# Given task
Images should be left out, and everything else in the listing reproduced exactly.
━━━━
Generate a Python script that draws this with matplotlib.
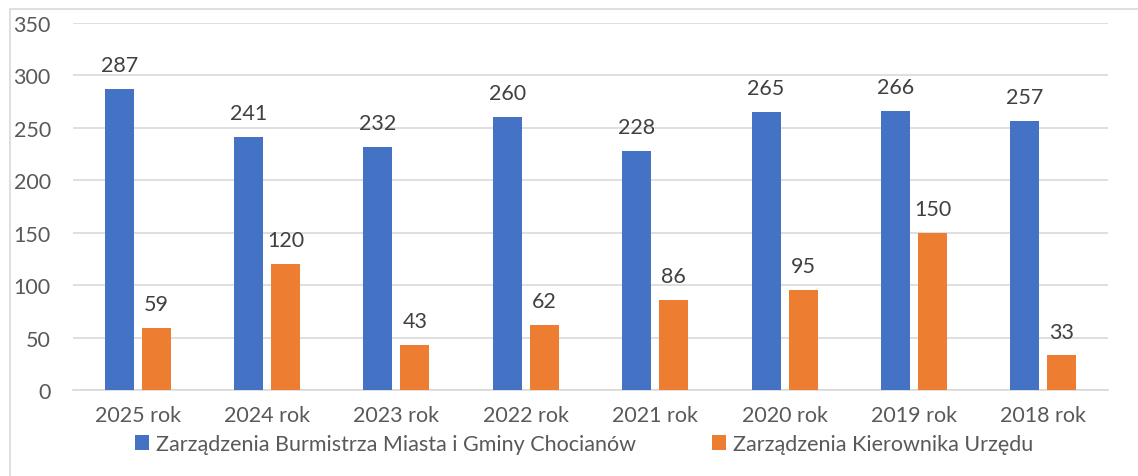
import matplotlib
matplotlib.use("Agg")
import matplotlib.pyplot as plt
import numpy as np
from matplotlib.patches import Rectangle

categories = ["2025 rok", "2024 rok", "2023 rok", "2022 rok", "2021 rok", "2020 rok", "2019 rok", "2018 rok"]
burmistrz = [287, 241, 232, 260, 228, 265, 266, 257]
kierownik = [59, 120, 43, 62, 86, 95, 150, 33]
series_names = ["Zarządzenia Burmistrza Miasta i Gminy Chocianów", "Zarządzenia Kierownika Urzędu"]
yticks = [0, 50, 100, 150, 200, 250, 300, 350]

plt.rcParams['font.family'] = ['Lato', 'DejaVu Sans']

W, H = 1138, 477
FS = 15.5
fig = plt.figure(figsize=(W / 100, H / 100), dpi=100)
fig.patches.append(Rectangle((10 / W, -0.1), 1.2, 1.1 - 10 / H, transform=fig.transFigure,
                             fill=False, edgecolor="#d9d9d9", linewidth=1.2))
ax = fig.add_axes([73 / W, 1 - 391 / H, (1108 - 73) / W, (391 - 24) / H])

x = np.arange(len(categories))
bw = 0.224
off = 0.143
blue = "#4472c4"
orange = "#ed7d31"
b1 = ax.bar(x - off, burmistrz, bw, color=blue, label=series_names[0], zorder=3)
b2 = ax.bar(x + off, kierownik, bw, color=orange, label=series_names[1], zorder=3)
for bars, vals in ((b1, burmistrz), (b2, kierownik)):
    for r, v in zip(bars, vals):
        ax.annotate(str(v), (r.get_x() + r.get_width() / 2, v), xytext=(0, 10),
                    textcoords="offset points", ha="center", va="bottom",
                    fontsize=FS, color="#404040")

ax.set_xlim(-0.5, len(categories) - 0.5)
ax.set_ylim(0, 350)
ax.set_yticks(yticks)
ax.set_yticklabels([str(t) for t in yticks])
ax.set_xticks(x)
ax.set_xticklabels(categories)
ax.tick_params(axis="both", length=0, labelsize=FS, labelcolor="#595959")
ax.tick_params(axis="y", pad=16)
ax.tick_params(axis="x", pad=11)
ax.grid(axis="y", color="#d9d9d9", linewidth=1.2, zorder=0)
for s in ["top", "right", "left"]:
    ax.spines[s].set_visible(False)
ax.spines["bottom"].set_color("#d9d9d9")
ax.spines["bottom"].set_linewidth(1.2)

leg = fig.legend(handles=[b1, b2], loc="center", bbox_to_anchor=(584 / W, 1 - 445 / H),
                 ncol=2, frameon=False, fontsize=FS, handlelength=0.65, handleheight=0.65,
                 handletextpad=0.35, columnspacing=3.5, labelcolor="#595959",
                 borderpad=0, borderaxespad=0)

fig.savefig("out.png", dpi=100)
━━━━
# Result for this exercise
Generate a Python script that draws this with matplotlib.
import matplotlib
matplotlib.use("Agg")
import matplotlib.pyplot as plt
import numpy as np
from matplotlib.patches import Rectangle

categories = ["2025 rok", "2024 rok", "2023 rok", "2022 rok", "2021 rok", "2020 rok", "2019 rok", "2018 rok"]
burmistrz = [287, 241, 232, 260, 228, 265, 266, 257]
kierownik = [59, 120, 43, 62, 86, 95, 150, 33]
series_names = ["Zarządzenia Burmistrza Miasta i Gminy Chocianów", "Zarządzenia Kierownika Urzędu"]
yticks = [0, 50, 100, 150, 200, 250, 300, 350]

plt.rcParams['font.family'] = ['Lato', 'DejaVu Sans']

W, H = 1138, 477
FS = 15.5
fig = plt.figure(figsize=(W / 100, H / 100), dpi=100)
fig.patches.append(Rectangle((10 / W, -0.1), 1.2, 1.1 - 10 / H, transform=fig.transFigure,
                             fill=False, edgecolor="#d9d9d9", linewidth=1.2))
ax = fig.add_axes([73 / W, 1 - 391 / H, (1108 - 73) / W, (391 - 24) / H])

x = np.arange(len(categories))
bw = 0.224
off = 0.143
blue = "#4472c4"
orange = "#ed7d31"
b1 = ax.bar(x - off, burmistrz, bw, color=blue, label=series_names[0], zorder=3)
b2 = ax.bar(x + off, kierownik, bw, color=orange, label=series_names[1], zorder=3)
for bars, vals in ((b1, burmistrz), (b2, kierownik)):
    for r, v in zip(bars, vals):
        ax.annotate(str(v), (r.get_x() + r.get_width() / 2, v), xytext=(0, 10),
                    textcoords="offset points", ha="center", va="bottom",
                    fontsize=FS, color="#404040")

ax.set_xlim(-0.5, len(categories) - 0.5)
ax.set_ylim(0, 350)
ax.set_yticks(yticks)
ax.set_yticklabels([str(t) for t in yticks])
ax.set_xticks(x)
ax.set_xticklabels(categories)
ax.tick_params(axis="both", length=0, labelsize=FS, labelcolor="#595959")
ax.tick_params(axis="y", pad=16)
ax.tick_params(axis="x", pad=11)
ax.grid(axis="y", color="#d9d9d9", linewidth=1.2, zorder=0)
for s in ["top", "right", "left"]:
    ax.spines[s].set_visible(False)
ax.spines["bottom"].set_color("#d9d9d9")
ax.spines["bottom"].set_linewidth(1.2)

leg = fig.legend(handles=[b1, b2], loc="center", bbox_to_anchor=(584 / W, 1 - 445 / H),
                 ncol=2, frameon=False, fontsize=FS, handlelength=0.65, handleheight=0.65,
                 handletextpad=0.35, columnspacing=3.5, labelcolor="#595959",
                 borderpad=0, borderaxespad=0)

fig.savefig("out.png", dpi=100)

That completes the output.